Dos veces en la misma semana,
imposible no escribir. Primero fue en el memorable concierto de Omara Portuondo en el Teatro Tunas. Mientras la Diva
del Buena Vista Social Club cantaba temas nacionales tan queridos como Dos gardenias (Isolina Carrillo), Veinte años (María Teresa Vera y
Guillermina Aramburu), Lo que me queda
por vivir y Amigas, ambos de Alberto Vera, yo pensaba en los jóvenes que
caminaban en ese momento frente al recinto cultural. ¿A cuántos le hubiera
gustado entrar?
Pocos días después en el
mismo escenario, ante un público mayoritariamente infantil se presentó la
compañía argentina La Cigarra ,
formada por niñas y niños descendientes de cubanos o relacionados con nuestra
cultura de alguna manera, casi siempre filial. Los pequeños de la tierra extranjera
vinieron a bailar en casa del trompo y no pudieron ser más elocuentes.
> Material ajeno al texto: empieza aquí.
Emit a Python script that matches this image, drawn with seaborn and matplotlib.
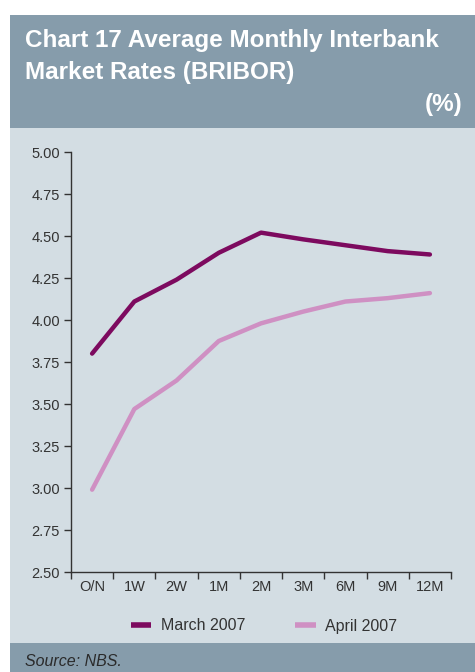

Estremecieron al Teatro, allí
se movió hasta el más pinto, ya fuera sentado o de pie. Interpretaron con
algunas licencias rítmicas, composiciones como el Chan Chán (Compay Segundo), El
cuarto de Tula (Sergio González); hicieron alegorías a Los Zafiros y hasta
cantaron un danzón, ese género que para muchos adolescentes y jóvenes de
nuestro país constituye pura arqueología. Al terminar el espectáculo escuché a alguien
decir evidentemente apenado: “Viste la clase de cubanía que nos acaban de
dar.”
Yo asentí en mi interior, no
cabía otra cosa, y me interrogué: ¿Cuántos de los niños del auditorio conocían
algún son o habían bailado un cha cha chá? ¿Qué música escucharían en casa o en
la escuela? Me temo que todas las incógnitas tendrían respuestas nada
agradables si quien pide abrir la muralla es el patrimonio musical cubano; pero
si tocan a la puerta la desidia y el olvido, pues muy complacidos se irían.
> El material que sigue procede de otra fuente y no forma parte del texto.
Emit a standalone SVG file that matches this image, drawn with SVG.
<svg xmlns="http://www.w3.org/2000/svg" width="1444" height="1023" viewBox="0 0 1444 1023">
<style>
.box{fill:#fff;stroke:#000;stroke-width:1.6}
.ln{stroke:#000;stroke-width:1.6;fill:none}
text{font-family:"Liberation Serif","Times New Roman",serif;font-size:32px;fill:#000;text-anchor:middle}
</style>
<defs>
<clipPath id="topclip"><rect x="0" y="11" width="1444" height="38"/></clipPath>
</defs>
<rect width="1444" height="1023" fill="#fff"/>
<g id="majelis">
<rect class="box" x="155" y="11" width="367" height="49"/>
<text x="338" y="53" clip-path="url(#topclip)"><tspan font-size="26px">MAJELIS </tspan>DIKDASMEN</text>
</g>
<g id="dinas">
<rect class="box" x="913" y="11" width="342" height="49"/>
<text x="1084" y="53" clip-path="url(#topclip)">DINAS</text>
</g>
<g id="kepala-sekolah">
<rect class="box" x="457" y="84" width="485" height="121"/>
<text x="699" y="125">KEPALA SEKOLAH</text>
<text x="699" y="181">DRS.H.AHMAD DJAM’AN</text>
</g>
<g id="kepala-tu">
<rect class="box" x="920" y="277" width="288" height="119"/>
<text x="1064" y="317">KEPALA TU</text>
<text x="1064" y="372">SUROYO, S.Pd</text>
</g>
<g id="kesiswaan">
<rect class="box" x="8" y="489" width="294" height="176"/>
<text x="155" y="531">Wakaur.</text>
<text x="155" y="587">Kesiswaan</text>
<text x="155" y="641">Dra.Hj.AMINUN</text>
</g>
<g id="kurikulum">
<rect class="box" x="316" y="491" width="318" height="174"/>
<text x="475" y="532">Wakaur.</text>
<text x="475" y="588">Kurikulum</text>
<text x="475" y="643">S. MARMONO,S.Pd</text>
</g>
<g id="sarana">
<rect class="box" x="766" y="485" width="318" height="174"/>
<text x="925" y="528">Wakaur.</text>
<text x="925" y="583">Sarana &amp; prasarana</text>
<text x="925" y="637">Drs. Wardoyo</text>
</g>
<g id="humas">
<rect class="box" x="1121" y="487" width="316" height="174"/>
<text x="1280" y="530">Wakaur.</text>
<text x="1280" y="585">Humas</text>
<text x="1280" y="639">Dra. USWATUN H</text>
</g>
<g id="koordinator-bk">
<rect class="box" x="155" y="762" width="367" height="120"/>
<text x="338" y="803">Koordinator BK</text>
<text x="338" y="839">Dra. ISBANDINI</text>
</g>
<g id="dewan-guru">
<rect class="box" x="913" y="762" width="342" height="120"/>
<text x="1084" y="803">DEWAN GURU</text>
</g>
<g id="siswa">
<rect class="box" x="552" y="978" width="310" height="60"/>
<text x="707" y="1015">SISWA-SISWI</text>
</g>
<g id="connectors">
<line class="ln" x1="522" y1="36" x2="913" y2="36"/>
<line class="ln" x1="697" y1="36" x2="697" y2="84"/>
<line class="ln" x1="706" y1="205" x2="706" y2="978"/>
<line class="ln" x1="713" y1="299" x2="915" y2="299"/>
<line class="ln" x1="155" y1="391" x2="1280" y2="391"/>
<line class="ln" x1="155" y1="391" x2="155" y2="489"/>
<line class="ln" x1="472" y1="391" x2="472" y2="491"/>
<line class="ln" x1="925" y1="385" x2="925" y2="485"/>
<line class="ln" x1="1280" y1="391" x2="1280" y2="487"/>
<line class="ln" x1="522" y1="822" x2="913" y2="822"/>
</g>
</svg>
Voces prestigiosas del país
se quejan con razón de la “gripe” reguetonera de las nuevas generaciones; sin
embargo, cuestiono los esfuerzos de la sociedad para enseñarles a apreciar
otras sonoridades, sobre todo los valores tradicionales de la nación. Han sido
pocos o demasiados incompatibles con su psicología, se los hemos mostrado
encartonados. Mientras eso sucede, un epíteto acompaña al Verde Caimán por el
mundo: la Isla
de la Música ,
como si la ironía hubiera venido a dar un escarmiento por nuestro serio y
terrible desliz.
Varios proyectos comunitarios
tuneros intentan desde el arte y con la diversión de por medio, nutrir la
cultura rítmica en los pequeños; también están los talleres de repentismo.
Ambos caminos consiguen ampliar el espectro, pero constituyen microexperiencias,
y los miembros de la brigada José Martí aún no explotan al máximo su presencia
en los centros estudiantiles.
Si hasta ahora ha sido
imposible generalizar en la provincia lo que en Manatí es hecho exclusivo: a
cada instructor de arte se le exige enseñar el danzón, imagínense sumar otros géneros
del folclor. Aun así, debemos intentar diseminar este saber por diversas vías. Corremos el riesgo de que los infantes de hoy sean mañana extranjeros en su propio suelo. O quizás para entonces todo el mundo haya olvidado, y recordar será un ejercicio de locura.
Medios de comunicación,
familia, escuela, todos tenemos responsabilidad. Pensemos qué podemos hacer en nuestra
inmediata posición y hagámoslo. No se trata de negar la contemporaneidad, sino
de cultivar a melómanos cultos, pero sobre todo a cubanos verdaderos. Alguna
vez uno de ellos pudiera encontrarse con un neófito interesado en saber sobre la
valía sonora de la Isla ,
y el interrogado tendría dos caminos: contestar con soltura, o mirar al cielo
en busca de una respuesta improbable que se quedó atrapada en lo que nunca
creció. ¡Ay música, si te pudiéramos querer!